Charts and diagrams as code:
◆ ◆ ◆ ◆ ◆

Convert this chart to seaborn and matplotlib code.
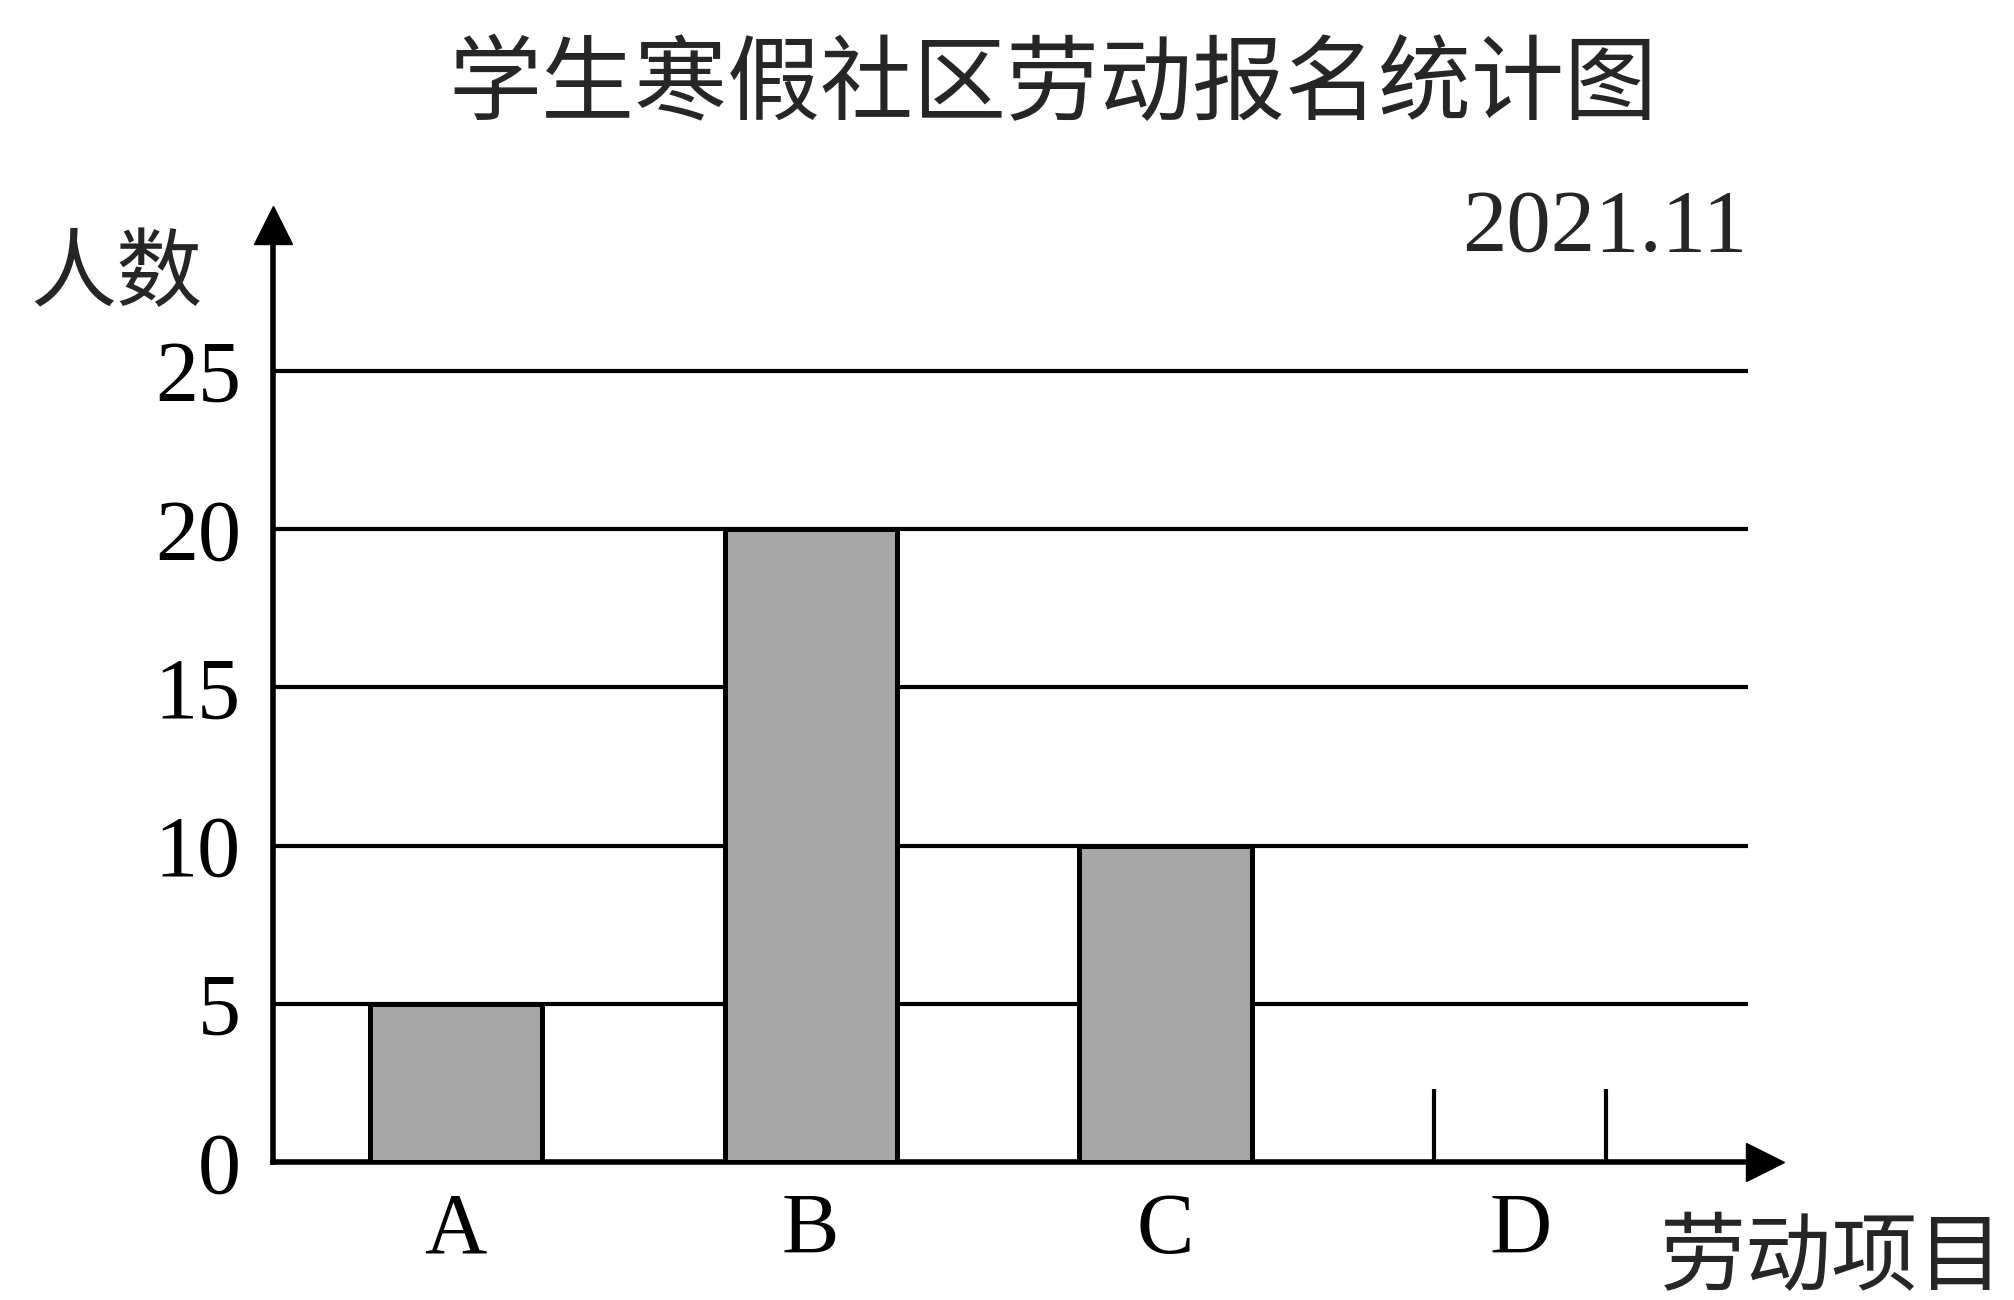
import pandas as pd
import matplotlib
matplotlib.use('Agg')
import matplotlib.pyplot as plt
import seaborn as sns

# chart data
items = ['A', 'B', 'C', 'D']
counts = [5, 20, 10]          # D is left unfinished in the original
d_partial = 2.3               # height of the two unfinished edge lines of D
y_ticks = [0, 5, 10, 15, 20, 25]

df = pd.DataFrame({'项目': items[:3], '人数': counts})

sns.set_style('white')
plt.rcParams['font.family'] = ['Liberation Serif', 'Noto Sans CJK SC', 'DejaVu Sans']
cjk = ['Noto Sans CJK SC', 'DejaVu Sans']

fig = plt.figure(figsize=(20.14, 13), dpi=100)
ax = fig.add_axes([0.1355, 0.1062, 0.741, 0.7205])

bar_w = 0.485
sns.barplot(data=df, x='项目', y='人数', order=items, color='#a6a6a6',
            width=bar_w, edgecolor='black', linewidth=3.6, saturation=1,
            zorder=3, ax=ax)

ax.set_xlim(-0.515, 3.69)
ax.set_ylim(0, 29.6)

# horizontal reference lines
ax.hlines(y_ticks[1:], -0.515, 3.64, color='black', lw=3, zorder=1)

# unfinished bar D: only the two sides are drawn
d_pos = items.index('D')
ax.vlines([d_pos - bar_w / 2, d_pos + bar_w / 2], 0, d_partial,
          color='black', lw=3, zorder=3)

# axes with arrows
for s in ['top', 'right']:
    ax.spines[s].set_visible(False)
for s in ['left', 'bottom']:
    ax.spines[s].set_color('black')
    ax.spines[s].set_linewidth(4)
ax.plot(0, 1, '^', color='black', ms=27, transform=ax.transAxes, clip_on=False)
ax.plot(1, 0, '>', color='black', ms=27, transform=ax.transAxes, clip_on=False)

ax.set_yticks(y_ticks)
ax.set_yticklabels([str(v) for v in y_ticks])
ax.tick_params(axis='both', length=0, labelsize=62, colors='black')
ax.tick_params(axis='y', pad=23)
ax.tick_params(axis='x', pad=22)
ax.set_xlabel('')
ax.set_ylabel('')

fig.text(0.523, 0.934, '学生寒假社区劳动报名统计图', fontsize=67, family=cjk,
         ha='center', va='center')
fig.text(0.0576, 0.788, '人数', fontsize=62, family=cjk, ha='center', va='center')
fig.text(0.9096, 0.031, '劳动项目', fontsize=62, family=cjk, ha='center', va='center')
fig.text(0.8674, 0.824, '2021.11', fontsize=64, ha='right', va='center')

fig.savefig('out.png', dpi=100, facecolor='white')
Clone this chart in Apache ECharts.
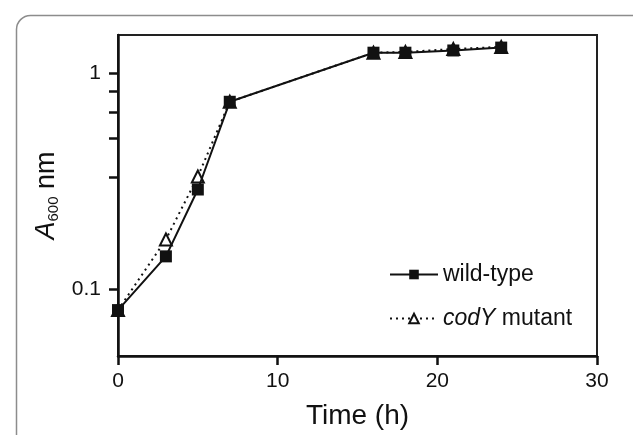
<!DOCTYPE html>
<html><head><meta charset="utf-8">
<script src="https://cdn.jsdelivr.net/npm/echarts@6/dist/echarts.min.js"></script>
<style>html,body{margin:0;padding:0;background:#fff}#c{width:633px;height:435px}</style>
</head><body><div id="c"></div>
<script>
const timeH = [0, 3, 5, 7, 16, 18, 21, 24];
const wildType = [0.080, 0.142, 0.29, 0.74, 1.25, 1.25, 1.28, 1.32];
const codYMutant = [0.080, 0.17, 0.333, 0.74, 1.25, 1.26, 1.30, 1.33];
const xTicks = [0, 10, 20, 30];
const yLabelTicks = [0.1, 1];
const yTickMarks = [0.1, 0.33, 0.5, 0.66, 0.83, 1];
const seriesNames = ['wild-type', 'codY mutant'];

const font = 'Liberation Sans, Arial, sans-serif';
const chart = echarts.init(document.getElementById('c'));
chart.setOption({
  animation: false,
  backgroundColor: '#fff',
  graphic: [{
    type: 'rect', left: 14, top: 13, z: -1,
    shape: {width: 640, height: 440, r: 14},
    style: {fill: 'none', stroke: '#8c8c8c', lineWidth: 1.5}
  }],
  grid: {left: 118, right: 36, top: 35, bottom: 78, show: true, borderColor: '#222', borderWidth: 2},
  legend: {
    orient: 'vertical', left: 384, top: 258, itemWidth: 48, itemHeight: 12, itemGap: 21,
    textStyle: {fontFamily: font, fontSize: 23, color: '#111', rich: {i: {fontFamily: font, fontSize: 23, fontStyle: 'italic', color: '#111'}}},
    formatter: n => n === seriesNames[1] ? '{i|codY} mutant' : n,
    data: seriesNames
  },
  xAxis: {
    type: 'value', min: xTicks[0], max: xTicks[xTicks.length - 1], interval: 10,
    name: 'Time (h)', nameLocation: 'middle', nameGap: 46,
    nameTextStyle: {fontFamily: font, fontSize: 28, color: '#111'},
    axisLine: {show: true, lineStyle: {color: '#111', width: 2.5}},
    axisTick: {show: true, length: 9, lineStyle: {color: '#111', width: 2.5}},
    axisLabel: {fontFamily: font, fontSize: 21, color: '#111', margin: 15},
    splitLine: {show: false}
  },
  yAxis: {
    type: 'log', logBase: 10, min: 0.049, max: 1.51,
    name: '{a|A}{s|600} nm', nameLocation: 'middle', nameGap: 50, nameRotate: 90,
    nameTextStyle: {fontFamily: font, fontSize: 27, color: '#111',
      rich: {a: {fontFamily: font, fontSize: 27, fontStyle: 'italic', color: '#111'},
             s: {fontFamily: font, fontSize: 15, color: '#111', verticalAlign: 'bottom', padding: [14, 0, 0, 0]}}},
    axisLine: {show: true, lineStyle: {color: '#111', width: 2.5}},
    axisTick: {show: true, length: 9, customValues: yTickMarks, lineStyle: {color: '#111', width: 2.5}},
    axisLabel: {fontFamily: font, fontSize: 21, color: '#111', margin: 17, customValues: yLabelTicks,
      formatter: v => String(v)},
    splitLine: {show: false},
    minorTick: {show: false}
  },
  series: [{
    name: seriesNames[0], type: 'line',
    data: timeH.map((t, i) => [t, wildType[i]]),
    symbol: 'rect', symbolSize: 12,
    itemStyle: {color: '#111'},
    lineStyle: {color: '#111', width: 2},
    z: 3
  }, {
    name: seriesNames[1], type: 'line',
    data: timeH.map((t, i) => [t, codYMutant[i]]),
    symbol: 'emptyTriangle', symbolSize: 12,
    itemStyle: {color: '#111', borderColor: '#111', borderWidth: 2},
    lineStyle: {color: '#111', width: 2, type: [2, 4]},
    z: 2
  }]
});
</script></body></html>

◆ ◆ ◆ ◆ ◆

[YOUR OBJECTIVE]:
Begin at the top of the material above and output each line exactly, stopping after the line that holds "color='black', lw=3, zorder=3)". Leave out pictures.

[RESPONSE]:
Convert this chart to seaborn and matplotlib code.
import pandas as pd
import matplotlib
matplotlib.use('Agg')
import matplotlib.pyplot as plt
import seaborn as sns

# chart data
items = ['A', 'B', 'C', 'D']
counts = [5, 20, 10]          # D is left unfinished in the original
d_partial = 2.3               # height of the two unfinished edge lines of D
y_ticks = [0, 5, 10, 15, 20, 25]

df = pd.DataFrame({'项目': items[:3], '人数': counts})

sns.set_style('white')
plt.rcParams['font.family'] = ['Liberation Serif', 'Noto Sans CJK SC', 'DejaVu Sans']
cjk = ['Noto Sans CJK SC', 'DejaVu Sans']

fig = plt.figure(figsize=(20.14, 13), dpi=100)
ax = fig.add_axes([0.1355, 0.1062, 0.741, 0.7205])

bar_w = 0.485
sns.barplot(data=df, x='项目', y='人数', order=items, color='#a6a6a6',
            width=bar_w, edgecolor='black', linewidth=3.6, saturation=1,
            zorder=3, ax=ax)

ax.set_xlim(-0.515, 3.69)
ax.set_ylim(0, 29.6)

# horizontal reference lines
ax.hlines(y_ticks[1:], -0.515, 3.64, color='black', lw=3, zorder=1)

# unfinished bar D: only the two sides are drawn
d_pos = items.index('D')
ax.vlines([d_pos - bar_w / 2, d_pos + bar_w / 2], 0, d_partial,
          color='black', lw=3, zorder=3)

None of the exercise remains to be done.